Space flight produces an extreme environment with unique stressors, but little is known about how our body responds to these stresses. While there are many intractable limitations for in-flight space research, some can be overcome by utilizing gene knockout-disease model mice. Here, we report how deletion of Nrf2, a master regulator of stress defense pathways, affects the health of mice transported for a stay in the International Space Station (ISS). After 31 days in the ISS, all flight mice returned safely to Earth. Transcriptome and metabolome analyses revealed that the stresses of space travel evoked ageing-like changes of plasma metabolites and activated the Nrf2 signaling pathway. Especially, Nrf2 was found to be important for maintaining homeostasis of white adipose tissues. This study opens approaches for future space research utilizing murine gene knockout-disease models, and provides insights into mitigating space-induced stresses that limit the further exploration of space by humans.

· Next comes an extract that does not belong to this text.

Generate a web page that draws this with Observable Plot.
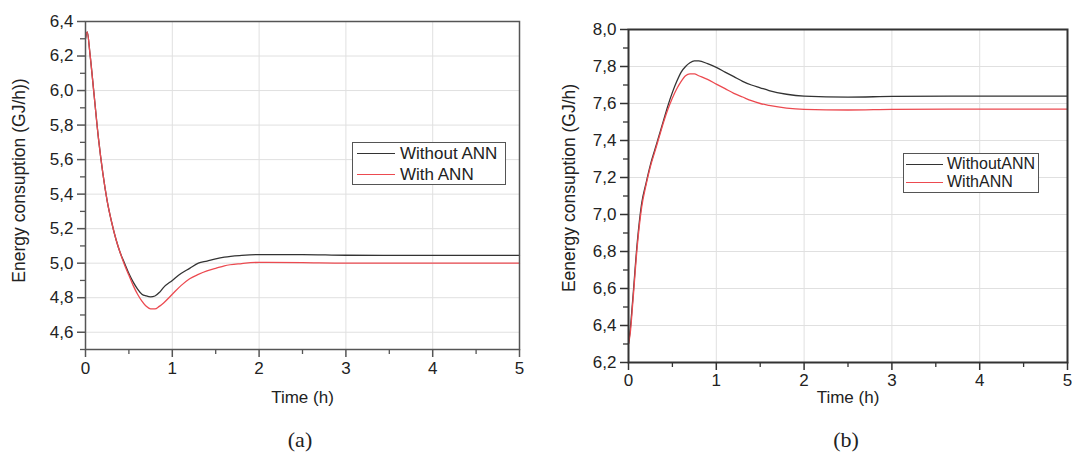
<!DOCTYPE html>
<html><head><meta charset="utf-8">
<script src="https://cdn.jsdelivr.net/npm/d3@7"></script>
<script src="https://cdn.jsdelivr.net/npm/@observablehq/plot@0.6"></script>
<style>
body{margin:0;background:#fff;width:1072px;height:453px;position:relative;overflow:hidden;font-family:"Liberation Sans",Arial,sans-serif;color:#222}
.panel{position:absolute;top:0}
.legend{position:absolute;border:1.5px solid #555;background:#fff;box-sizing:border-box}
.lrow{position:absolute;white-space:nowrap;line-height:1}
.lline{position:absolute;height:0;border-top:1.2px solid}
.cap{position:absolute;font-family:"Liberation Serif","Times New Roman",serif;font-size:22px;transform:translate(-50%,-50%)}
</style></head><body>
<div id="a" class="panel" style="left:0"></div>
<div id="b" class="panel" style="left:540px"></div>
<script>
// ---------- data ----------
const seriesNamesA = ["Without ANN", "With ANN"];
const seriesNamesB = ["WithoutANN", "WithANN"];
const seriesColors = ["#333333", "#ec4a50"];

const timeA = [0, 0.02, 0.05, 0.1, 0.15, 0.2, 0.25, 0.3, 0.35, 0.4, 0.45, 0.5, 0.55, 0.6, 0.65, 0.7, 0.75, 0.8, 0.85, 0.9, 1.0, 1.1, 1.2, 1.3, 1.4, 1.5, 1.6, 1.8, 2.0, 2.5, 3, 4, 5];
const withoutA = [6.30, 6.34, 6.22, 5.97, 5.72, 5.52, 5.36, 5.24, 5.14, 5.06, 5.00, 4.94, 4.89, 4.85, 4.82, 4.81, 4.805, 4.81, 4.83, 4.86, 4.90, 4.94, 4.97, 5.00, 5.012, 5.025, 5.035, 5.045, 5.05, 5.05, 5.046, 5.045, 5.045];
const withA    = [6.30, 6.34, 6.22, 5.97, 5.72, 5.52, 5.36, 5.24, 5.14, 5.06, 4.99, 4.93, 4.87, 4.82, 4.78, 4.75, 4.735, 4.735, 4.75, 4.77, 4.82, 4.87, 4.91, 4.935, 4.955, 4.97, 4.985, 4.998, 5.005, 5.003, 5.0, 5.0, 5.0];

const timeB = [0, 0.02, 0.05, 0.1, 0.15, 0.2, 0.25, 0.3, 0.35, 0.4, 0.45, 0.5, 0.55, 0.6, 0.65, 0.7, 0.75, 0.8, 0.9, 1.0, 1.1, 1.2, 1.3, 1.4, 1.5, 1.6, 1.8, 2.0, 2.5, 3, 4, 5];
const withoutB = [6.30, 6.38, 6.55, 6.85, 7.06, 7.17, 7.27, 7.35, 7.43, 7.51, 7.59, 7.66, 7.72, 7.77, 7.80, 7.82, 7.83, 7.83, 7.815, 7.795, 7.77, 7.745, 7.72, 7.70, 7.685, 7.67, 7.65, 7.64, 7.635, 7.638, 7.64, 7.64];
const withB    = [6.30, 6.36, 6.53, 6.83, 7.04, 7.16, 7.26, 7.34, 7.42, 7.50, 7.57, 7.63, 7.68, 7.72, 7.75, 7.76, 7.76, 7.75, 7.73, 7.705, 7.68, 7.655, 7.635, 7.615, 7.60, 7.59, 7.575, 7.568, 7.565, 7.568, 7.57, 7.57];

const xTicks = [0, 1, 2, 3, 4, 5];
const xMinor = [0.5, 1.5, 2.5, 3.5, 4.5];
const yTicksA = [4.6, 4.8, 5.0, 5.2, 5.4, 5.6, 5.8, 6.0, 6.2, 6.4];
const yMinorA = [4.5, 4.7, 4.9, 5.1, 5.3, 5.5, 5.7, 5.9, 6.1, 6.3];
const yTicksB = [6.2, 6.4, 6.6, 6.8, 7.0, 7.2, 7.4, 7.6, 7.8, 8.0];
const yMinorB = [6.3, 6.5, 6.7, 6.9, 7.1, 7.3, 7.5, 7.7, 7.9];
const xTitle = "Time (h)";
const yTitleA = "Energy consuption (GJ/h))";
const yTitleB = "Eenergy consuption (GJ/h)";
const captions = ["(a)", "(b)"];

// ---------- drawing ----------
const comma = d => d.toFixed(1).replace(".", ",");

function panel(cfg) {
  const rows = [];
  cfg.time.forEach((t, i) => {
    rows.push({t, v: cfg.s1[i], s: 0});
    rows.push({t, v: cfg.s2[i], s: 1});
  });
  const axisColor = cfg.frameColor;
  return Plot.plot({
    width: cfg.width, height: 453,
    marginLeft: cfg.ml, marginRight: cfg.mr, marginTop: cfg.mt, marginBottom: cfg.mb,
    style: {fontFamily: "'Liberation Sans', Arial, sans-serif", fontSize: "17px", color: "#222", background: "transparent", overflow: "visible"},
    x: {domain: [0, 5]},
    y: {domain: cfg.yDomain},
    marks: [
      Plot.gridX(xTicks, {stroke: "#e0e0e0", strokeOpacity: 1, strokeWidth: 1}),
      Plot.gridY(cfg.yTicks, {stroke: "#e0e0e0", strokeOpacity: 1, strokeWidth: 1}),
      Plot.line(rows.filter(d => d.s === 0), {x: "t", y: "v", stroke: seriesColors[0], strokeWidth: 1.3, curve: "monotone-x"}),
      Plot.line(rows.filter(d => d.s === 1), {x: "t", y: "v", stroke: seriesColors[1], strokeWidth: 1.3, curve: "monotone-x"}),
      Plot.frame({stroke: axisColor, strokeWidth: cfg.frameWidth}),
      Plot.axisX(xTicks, {tickSize: 8, tickPadding: cfg.xPad, stroke: axisColor, strokeWidth: 1.5, tickFormat: d => String(d), label: null, fill: "#222", fontSize: 17}),
      Plot.axisX(xMinor, {tickSize: 5, stroke: axisColor, strokeWidth: 1.3, tickFormat: () => "", label: null}),
      Plot.axisY(cfg.yTicks, {tickSize: 8, tickPadding: 4, stroke: axisColor, strokeWidth: 1.5, tickFormat: comma, label: null, fill: "#222", fontSize: 17}),
      Plot.axisY(cfg.yMinor, {tickSize: 5, stroke: axisColor, strokeWidth: 1.3, tickFormat: () => "", label: null}),
      Plot.text([xTitle], {frameAnchor: "bottom", dy: cfg.xTitleDy, fontSize: 17, fill: "#222"}),
      Plot.text([cfg.yTitle], {frameAnchor: "left", textAnchor: "middle", rotate: -90, dx: cfg.yTitleDx, dy: cfg.yTitleDy, fontSize: 17.5, fill: "#222"})
    ]
  });
}

document.getElementById("a").append(panel({
  time: timeA, s1: withoutA, s2: withA, yDomain: [4.5, 6.4], yTicks: yTicksA, yMinor: yMinorA,
  width: 540, ml: 85, mr: 21, mt: 21, mb: 104, xPad: 4, frameColor: "#555", frameWidth: 1.5,
  xTitleDy: 53, yTitle: yTitleA, yTitleDx: -66, yTitleDy: -5
}));
document.getElementById("b").append(panel({
  time: timeB, s1: withoutB, s2: withB, yDomain: [6.2, 8.0], yTicks: yTicksB, yMinor: yMinorB,
  width: 532, ml: 88, mr: 5, mt: 29, mb: 91, xPad: 3, frameColor: "#333", frameWidth: 2,
  xTitleDy: 40, yTitle: yTitleB, yTitleDx: -59, yTitleDy: -8
}));

// legends
function legend(names, box, rowsY, lineX, textX, fontSize) {
  const lg = document.createElement("div");
  lg.className = "legend";
  Object.assign(lg.style, {left: box[0] + "px", top: box[1] + "px", width: box[2] + "px", height: box[3] + "px"});
  document.body.append(lg);
  names.forEach((n, i) => {
    const ln = document.createElement("div");
    ln.className = "lline";
    Object.assign(ln.style, {left: lineX[0] + "px", top: rowsY[i] + "px", width: (lineX[1] - lineX[0]) + "px", borderColor: seriesColors[i]});
    document.body.append(ln);
    const tx = document.createElement("div");
    tx.className = "lrow";
    tx.textContent = n;
    Object.assign(tx.style, {left: textX + "px", top: (rowsY[i] - fontSize * 0.5) + "px", fontSize: fontSize + "px"});
    document.body.append(tx);
  });
}
legend(seriesNamesA, [352, 142, 154, 43], [153, 174], [357, 395], 400, 17);
legend(seriesNamesB, [903, 153, 136, 40], [164, 182], [906, 943], 947, 16);

// captions
[[captions[0], 300, 440], [captions[1], 846, 440]].forEach(([c, x, y]) => {
  const d = document.createElement("div");
  d.className = "cap"; d.textContent = c;
  d.style.left = x + "px"; d.style.top = y + "px";
  document.body.append(d);
});
</script>
</body></html>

太空飞行可构建带有独特应激源的极端环境，但目前学界对人体如何应对这类应激因素仍缺乏深入认知。尽管在轨太空研究存在诸多难以逾越的局限，但借助基因敲除疾病模型小鼠（gene knockout-disease model mice）可突破其中部分限制。本研究探讨了应激防御通路的核心调控因子——核因子E2相关因子2（Nrf2）的缺失，对被运送至国际空间站（International Space Station, ISS）驻留的小鼠健康状况的影响。在国际空间站驻留31天后，所有航天组小鼠均安全返回地球。转录组（Transcriptome）与代谢组（Metabolome）分析结果显示，太空飞行引发的应激可诱发血浆代谢物出现衰老样变化，并激活Nrf2信号通路。尤为关键的是，研究发现Nrf2对维持白色脂肪组织的稳态具有重要作用。本研究为未来利用鼠类基因敲除疾病模型开展太空研究开辟了新路径，并为缓解制约人类深空探索的太空诱导应激提供了全新见解。